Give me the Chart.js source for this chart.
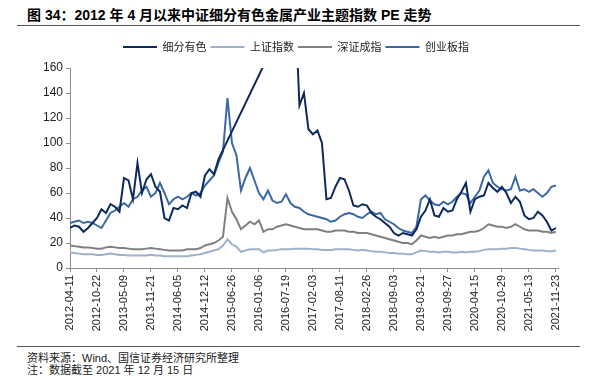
<!DOCTYPE html>
<html>
<head>
<meta charset="utf-8">
<script src="https://cdn.jsdelivr.net/npm/chart.js@4.4.1/dist/chart.umd.min.js"></script>
<style>
  body { margin: 0; background: #fff; width: 592px; height: 385px; overflow: hidden; position: relative; font-family: "Liberation Sans", "Noto Sans CJK SC", sans-serif; }
  #title { position: absolute; left: 27px; top: 4px; font-size: 14px; font-weight: bold; color: #000; white-space: nowrap; }
  .rule { position: absolute; left: 17px; width: 563px; height: 1px; background: #555; }
  #wrap { position: absolute; left: 0; top: 34px; width: 592px; height: 311px; }
  .foot { position: absolute; left: 27px; font-size: 11px; color: #222; white-space: nowrap; }
</style>
</head>
<body>
<div id="title">图 34：2012 年 4 月以来中证细分有色金属产业主题指数 PE 走势</div>
<div class="rule" style="top:25px"></div>
<div id="wrap"><canvas id="peChart"></canvas></div>
<div class="rule" style="top:346px"></div>
<div class="foot" style="top:349px">资料来源：Wind、国信证券经济研究所整理</div>
<div class="foot" style="top:361px">注：数据截至 2021 年 12 月 15 日</div>
<script>
// one tick label every 6 points
const tickLabels = ['2012-04-11', '2012-10-22', '2013-05-09', '2013-11-21', '2014-06-05', '2014-12-12',
  '2015-06-26', '2016-01-06', '2016-07-19', '2017-02-03', '2017-08-11', '2018-02-26', '2018-09-03',
  '2019-03-21', '2019-09-27', '2020-04-15', '2020-10-29', '2021-05-13', '2021-11-23'];
const seriesNames = ['细分有色', '上证指数', '深证成指', '创业板指'];

const xifen = [
  32, 34, 33, 29, 32, 36,
  40, 47, 44, 51, 49, 45,
  72, 70, 55, 84, 60, 71,
  75, 65, 61, 40, 38, 48,
  47, 50, 48, 60, 61, 57,
  74, 79, 75, 87, null, null,
  null, null, null, null, null, null,
  null, null, null, null, null, null,
  null, null, 214, 130, 140, 111,
  107, 110, 100, 55, 56, 65,
  72, 71, 62, 50, 49, 51,
  50, 44, 41, 39, 36, 33,
  28, 26, 28, 27, 26, 31,
  41, 46, 55, 42, 41, 48,
  45, 46, 55, 61, 68, 45,
  55, 57, 58, 68, 64, 61,
  65, 60, 52, 57, 53, 42,
  39, 40, 45, 42, 37, 30,
  32];
const shangzheng = [
  12.5, 12, 11.5, 11, 11, 11,
  10.5, 10.5, 11, 11.5, 11, 10.5,
  10.5, 10, 10, 10, 10, 10,
  10.5, 10, 10, 9.5, 9.5, 9.5,
  9.5, 9.5, 9.5, 10, 10.5, 11,
  12, 13, 14, 15, 18, 23,
  19, 17, 13, 14, 15, 15,
  15, 12.5, 14, 14, 14.5, 15,
  15, 15, 15.5, 15.5, 15.5, 15.5,
  15, 15, 14.5, 14.5, 14.5, 15,
  15, 15, 15, 14.5, 14, 14.5,
  14, 13.5, 13, 13, 12.5, 12,
  12, 11.5, 11.5, 11, 11, 12.5,
  14, 13.5, 13, 13, 12.5, 13,
  13, 12.5, 12.5, 13, 12.5, 13,
  13, 13.5, 14.5, 15, 15, 15,
  15.5, 15.5, 16, 16, 15.5, 15,
  14.5, 14, 14, 14, 13.5, 13.5,
  14];
const shenzheng = [
  18, 17.5, 17, 16.5, 16.5, 16,
  15.5, 15.5, 16.5, 17, 16.5, 16,
  16, 15.5, 15, 15, 15, 15.5,
  16, 15.5, 15, 14.5, 14, 14,
  14, 14, 15, 15, 15, 16,
  18, 19, 20, 22, 25, 56,
  45, 39, 31, 34, 37, 35,
  38, 29, 31, 31, 33, 34,
  35, 34, 33, 32, 31, 31,
  31, 31, 30, 29, 29, 30,
  30, 30, 29, 29, 28, 28,
  28, 27, 26, 25, 24, 23,
  22, 21, 20, 20, 19, 22,
  26, 25, 24, 25, 24, 25,
  26, 26, 27, 27, 28, 29,
  29, 30, 32, 35, 34, 33,
  33, 32, 33, 35, 33, 31,
  30, 30, 30, 29, 29, 28,
  29];
const chuangye = [
  36, 37, 38, 36, 37, 36,
  34, 32, 38, 44, 46, 49,
  52, 49, 55, 57, 62, 65,
  57, 60, 68, 60, 51, 55,
  57, 55, 57, 60, 58, 60,
  66, 70, 74, 84, 93, 136,
  100, 90, 62, 72, 80, 70,
  60, 55, 62, 54, 52, 53,
  59, 52, 49, 48, 45, 43,
  42, 41, 40, 39, 37, 38,
  41, 43, 44, 43, 41, 40,
  43, 45, 43, 44, 39, 37,
  35, 32, 30, 29, 28, 33,
  55, 58, 54, 51, 50, 53,
  51, 53, 57, 60, 59, 52,
  57, 62, 73, 78, 68, 65,
  63, 62, 63, 73, 62, 63,
  61, 63, 60, 57, 60, 65,
  66];

const step = 6;
const toPoints = (arr) => arr.map((v, i) => ({ x: i, y: v }));

// extra room between legend and plot
const legendGap = {
  id: 'legendGap',
  afterInit(chart) {
    const legend = chart.legend;
    const fit = legend.fit;
    legend.fit = function () {
      fit.call(this);
      this.height += 5.5;
    };
  }
};

const axisColor = '#8c8c8c';

new Chart(document.getElementById('peChart'), {
  type: 'line',
  data: {
    datasets: [
      { label: seriesNames[0], data: toPoints(xifen), borderColor: '#0c2a5c', backgroundColor: '#0c2a5c', spanGaps: true },
      { label: seriesNames[1], data: toPoints(shangzheng), borderColor: '#9db2c9', backgroundColor: '#9db2c9' },
      { label: seriesNames[2], data: toPoints(shenzheng), borderColor: '#808080', backgroundColor: '#808080' },
      { label: seriesNames[3], data: toPoints(chuangye), borderColor: '#3a68a4', backgroundColor: '#3a68a4' },
    ],
  },
  options: {
    responsive: true,
    maintainAspectRatio: false,
    animation: false,
    layout: { padding: { left: 0, right: 0, top: 3.5, bottom: 0 } },
    elements: {
      line: { borderWidth: 2, tension: 0 },
      point: { radius: 0 },
    },
    plugins: {
      legend: {
        position: 'top',
        labels: {
          boxWidth: 34,
          boxHeight: 2,
          padding: 4,
          color: '#222',
          font: { family: '"Noto Sans CJK SC"', size: 11 },
          generateLabels(chart) {
            return chart.data.datasets.map((ds, i) => ({
              text: ds.label,
              fillStyle: ds.borderColor,
              strokeStyle: ds.borderColor,
              lineWidth: 0,
              datasetIndex: i,
              fontColor: '#222',
            }));
          },
        },
      },
      tooltip: { enabled: false },
    },
    scales: {
      x: {
        type: 'linear',
        min: 0,
        max: 108.6,
        afterFit(scale) { scale.height = 77; },
        afterBuildTicks(scale) {
          scale.ticks = tickLabels.map((_, k) => ({ value: k * step }));
        },
        ticks: {
          autoSkip: false,
          maxRotation: 90,
          minRotation: 90,
          padding: 3,
          color: '#222',
          font: { family: '"Liberation Sans"', size: 11 },
          callback: (value) => tickLabels[Math.round(value / step)],
        },
        grid: { drawOnChartArea: false, drawTicks: true, tickLength: 4, color: axisColor },
        border: { color: axisColor },
      },
      y: {
        min: 0,
        max: 160,
        afterFit(scale) { scale.width = 70; },
        ticks: {
          stepSize: 20,
          padding: 3,
          color: '#222',
          font: { family: '"Liberation Sans"', size: 12 },
        },
        grid: { drawOnChartArea: false, drawTicks: true, tickLength: 4, color: axisColor },
        border: { color: axisColor },
      },
      // empty right axis only reserves the margin right of the plot
      yPad: {
        position: 'right',
        afterFit(scale) { scale.width = 33.4; },
        ticks: { display: false },
        grid: { display: false },
        border: { display: false },
      },
    },
  },
  plugins: [legendGap],
});
</script>
</body>
</html>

_ _ _ _ _

=== DESCRIPTION OF THE TASK ===
Search the listing above for the string "this". Copy every line that contains it.

=== WRITTEN SOLUTION ===
Give me the Chart.js source for this chart.
      fit.call(this);
      this.height += 5.5;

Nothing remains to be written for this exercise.